* [REQUIREMENTS]:
Output the full listing below exactly, without the pictures.

* [PROVIDED MATERIAL]:
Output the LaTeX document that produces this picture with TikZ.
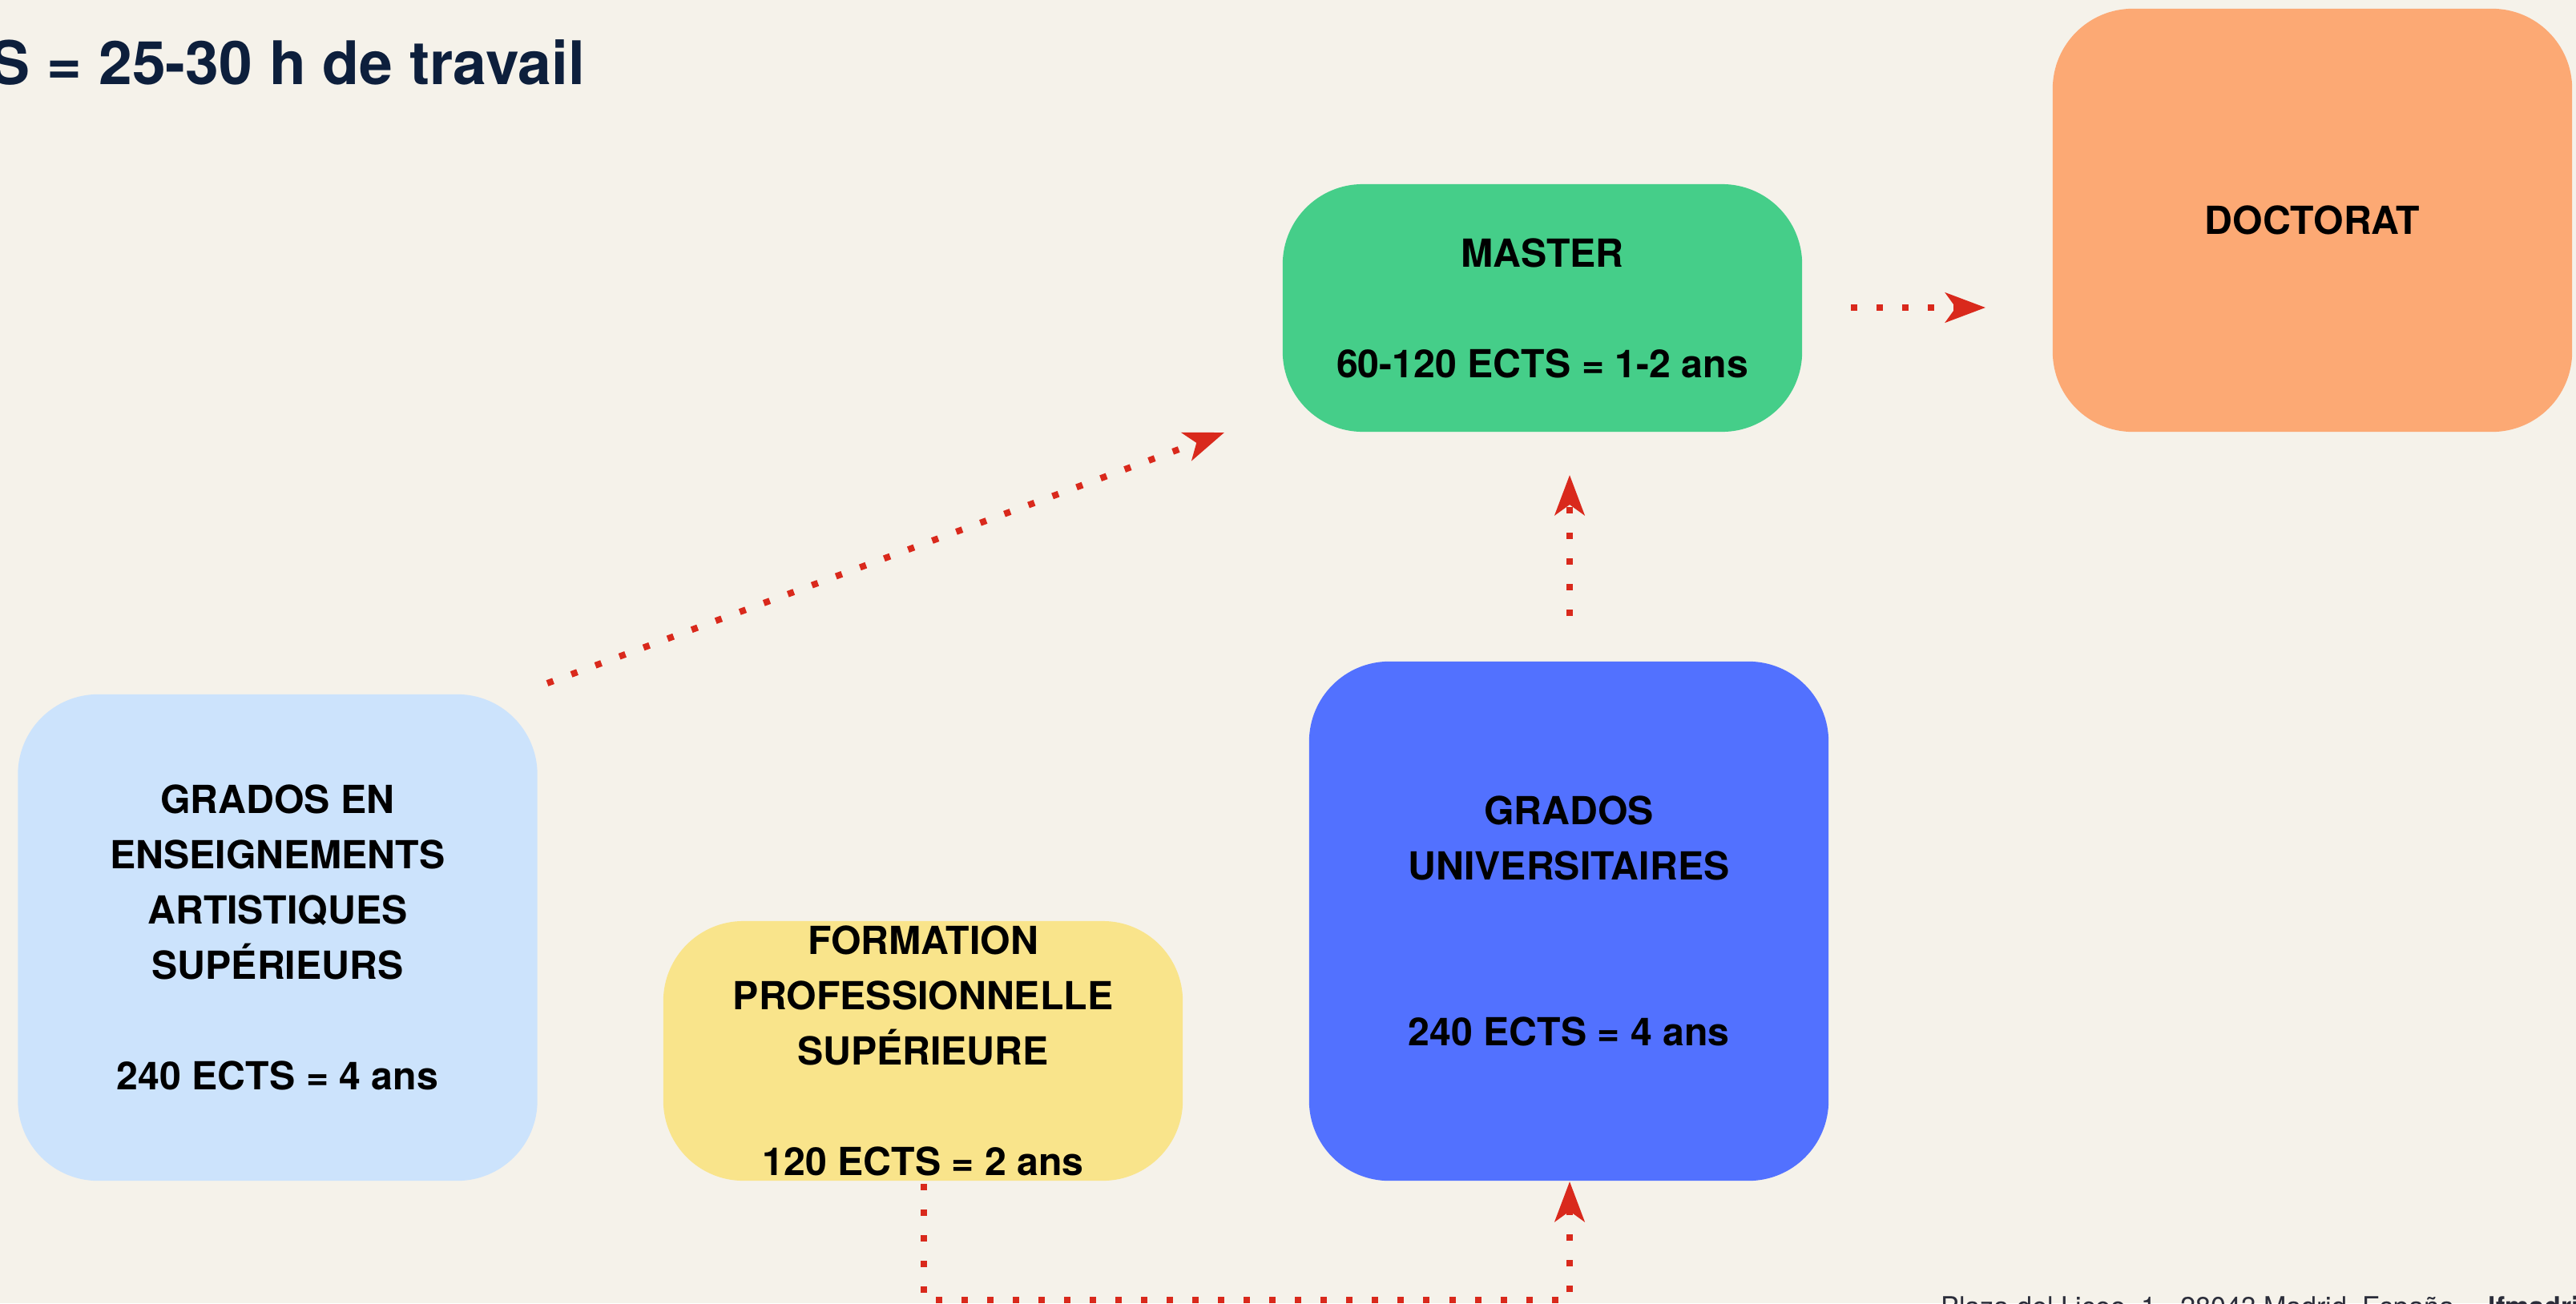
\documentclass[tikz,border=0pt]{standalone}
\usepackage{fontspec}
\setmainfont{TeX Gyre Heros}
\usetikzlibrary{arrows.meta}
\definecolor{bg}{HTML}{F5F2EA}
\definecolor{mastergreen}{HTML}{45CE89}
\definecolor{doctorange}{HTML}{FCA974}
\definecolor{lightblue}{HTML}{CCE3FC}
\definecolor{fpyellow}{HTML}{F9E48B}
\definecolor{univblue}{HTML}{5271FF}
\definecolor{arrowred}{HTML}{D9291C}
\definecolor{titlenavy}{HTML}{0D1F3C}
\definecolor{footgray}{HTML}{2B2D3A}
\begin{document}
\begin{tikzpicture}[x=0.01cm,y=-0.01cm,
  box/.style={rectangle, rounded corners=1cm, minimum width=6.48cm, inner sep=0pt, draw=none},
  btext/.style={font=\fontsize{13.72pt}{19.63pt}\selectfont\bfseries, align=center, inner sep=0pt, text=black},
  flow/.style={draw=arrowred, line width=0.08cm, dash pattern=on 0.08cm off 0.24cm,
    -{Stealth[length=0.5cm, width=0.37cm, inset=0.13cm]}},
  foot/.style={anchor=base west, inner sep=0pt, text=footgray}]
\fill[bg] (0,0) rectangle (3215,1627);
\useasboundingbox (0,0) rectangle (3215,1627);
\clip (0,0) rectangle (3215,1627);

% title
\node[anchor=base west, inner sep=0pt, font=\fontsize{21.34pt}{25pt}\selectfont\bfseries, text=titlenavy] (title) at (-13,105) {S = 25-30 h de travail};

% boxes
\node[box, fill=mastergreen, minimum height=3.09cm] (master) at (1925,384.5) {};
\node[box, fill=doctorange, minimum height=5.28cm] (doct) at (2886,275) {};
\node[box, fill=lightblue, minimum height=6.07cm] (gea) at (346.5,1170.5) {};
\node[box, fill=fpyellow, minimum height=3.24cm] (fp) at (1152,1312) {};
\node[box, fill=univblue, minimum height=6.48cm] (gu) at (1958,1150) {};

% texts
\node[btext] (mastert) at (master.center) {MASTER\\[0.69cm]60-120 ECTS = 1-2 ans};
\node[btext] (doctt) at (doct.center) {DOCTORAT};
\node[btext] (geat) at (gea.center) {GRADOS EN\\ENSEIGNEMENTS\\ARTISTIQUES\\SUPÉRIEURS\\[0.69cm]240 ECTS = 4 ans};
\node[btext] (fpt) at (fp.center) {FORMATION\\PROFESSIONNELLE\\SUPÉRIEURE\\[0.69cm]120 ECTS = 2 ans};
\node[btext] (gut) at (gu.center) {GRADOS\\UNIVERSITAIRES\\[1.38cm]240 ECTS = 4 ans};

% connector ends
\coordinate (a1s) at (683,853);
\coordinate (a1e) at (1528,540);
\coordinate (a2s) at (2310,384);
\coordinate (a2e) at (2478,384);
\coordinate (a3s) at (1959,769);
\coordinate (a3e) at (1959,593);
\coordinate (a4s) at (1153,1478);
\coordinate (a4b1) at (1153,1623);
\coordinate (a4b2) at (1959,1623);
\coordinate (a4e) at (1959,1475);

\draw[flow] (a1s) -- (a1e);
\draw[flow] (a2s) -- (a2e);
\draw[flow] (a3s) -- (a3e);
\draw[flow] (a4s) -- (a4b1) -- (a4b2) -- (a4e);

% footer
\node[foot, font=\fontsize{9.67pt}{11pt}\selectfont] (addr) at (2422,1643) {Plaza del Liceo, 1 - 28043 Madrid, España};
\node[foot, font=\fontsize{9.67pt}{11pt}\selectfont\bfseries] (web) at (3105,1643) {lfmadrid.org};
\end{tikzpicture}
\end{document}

* [IN RESPONSE]:
Output the LaTeX document that produces this picture with TikZ.
\documentclass[tikz,border=0pt]{standalone}
\usepackage{fontspec}
\setmainfont{TeX Gyre Heros}
\usetikzlibrary{arrows.meta}
\definecolor{bg}{HTML}{F5F2EA}
\definecolor{mastergreen}{HTML}{45CE89}
\definecolor{doctorange}{HTML}{FCA974}
\definecolor{lightblue}{HTML}{CCE3FC}
\definecolor{fpyellow}{HTML}{F9E48B}
\definecolor{univblue}{HTML}{5271FF}
\definecolor{arrowred}{HTML}{D9291C}
\definecolor{titlenavy}{HTML}{0D1F3C}
\definecolor{footgray}{HTML}{2B2D3A}
\begin{document}
\begin{tikzpicture}[x=0.01cm,y=-0.01cm,
  box/.style={rectangle, rounded corners=1cm, minimum width=6.48cm, inner sep=0pt, draw=none},
  btext/.style={font=\fontsize{13.72pt}{19.63pt}\selectfont\bfseries, align=center, inner sep=0pt, text=black},
  flow/.style={draw=arrowred, line width=0.08cm, dash pattern=on 0.08cm off 0.24cm,
    -{Stealth[length=0.5cm, width=0.37cm, inset=0.13cm]}},
  foot/.style={anchor=base west, inner sep=0pt, text=footgray}]
\fill[bg] (0,0) rectangle (3215,1627);
\useasboundingbox (0,0) rectangle (3215,1627);
\clip (0,0) rectangle (3215,1627);

% title
\node[anchor=base west, inner sep=0pt, font=\fontsize{21.34pt}{25pt}\selectfont\bfseries, text=titlenavy] (title) at (-13,105) {S = 25-30 h de travail};

% boxes
\node[box, fill=mastergreen, minimum height=3.09cm] (master) at (1925,384.5) {};
\node[box, fill=doctorange, minimum height=5.28cm] (doct) at (2886,275) {};
\node[box, fill=lightblue, minimum height=6.07cm] (gea) at (346.5,1170.5) {};
\node[box, fill=fpyellow, minimum height=3.24cm] (fp) at (1152,1312) {};
\node[box, fill=univblue, minimum height=6.48cm] (gu) at (1958,1150) {};

% texts
\node[btext] (mastert) at (master.center) {MASTER\\[0.69cm]60-120 ECTS = 1-2 ans};
\node[btext] (doctt) at (doct.center) {DOCTORAT};
\node[btext] (geat) at (gea.center) {GRADOS EN\\ENSEIGNEMENTS\\ARTISTIQUES\\SUPÉRIEURS\\[0.69cm]240 ECTS = 4 ans};
\node[btext] (fpt) at (fp.center) {FORMATION\\PROFESSIONNELLE\\SUPÉRIEURE\\[0.69cm]120 ECTS = 2 ans};
\node[btext] (gut) at (gu.center) {GRADOS\\UNIVERSITAIRES\\[1.38cm]240 ECTS = 4 ans};

% connector ends
\coordinate (a1s) at (683,853);
\coordinate (a1e) at (1528,540);
\coordinate (a2s) at (2310,384);
\coordinate (a2e) at (2478,384);
\coordinate (a3s) at (1959,769);
\coordinate (a3e) at (1959,593);
\coordinate (a4s) at (1153,1478);
\coordinate (a4b1) at (1153,1623);
\coordinate (a4b2) at (1959,1623);
\coordinate (a4e) at (1959,1475);

\draw[flow] (a1s) -- (a1e);
\draw[flow] (a2s) -- (a2e);
\draw[flow] (a3s) -- (a3e);
\draw[flow] (a4s) -- (a4b1) -- (a4b2) -- (a4e);

% footer
\node[foot, font=\fontsize{9.67pt}{11pt}\selectfont] (addr) at (2422,1643) {Plaza del Liceo, 1 - 28043 Madrid, España};
\node[foot, font=\fontsize{9.67pt}{11pt}\selectfont\bfseries] (web) at (3105,1643) {lfmadrid.org};
\end{tikzpicture}
\end{document}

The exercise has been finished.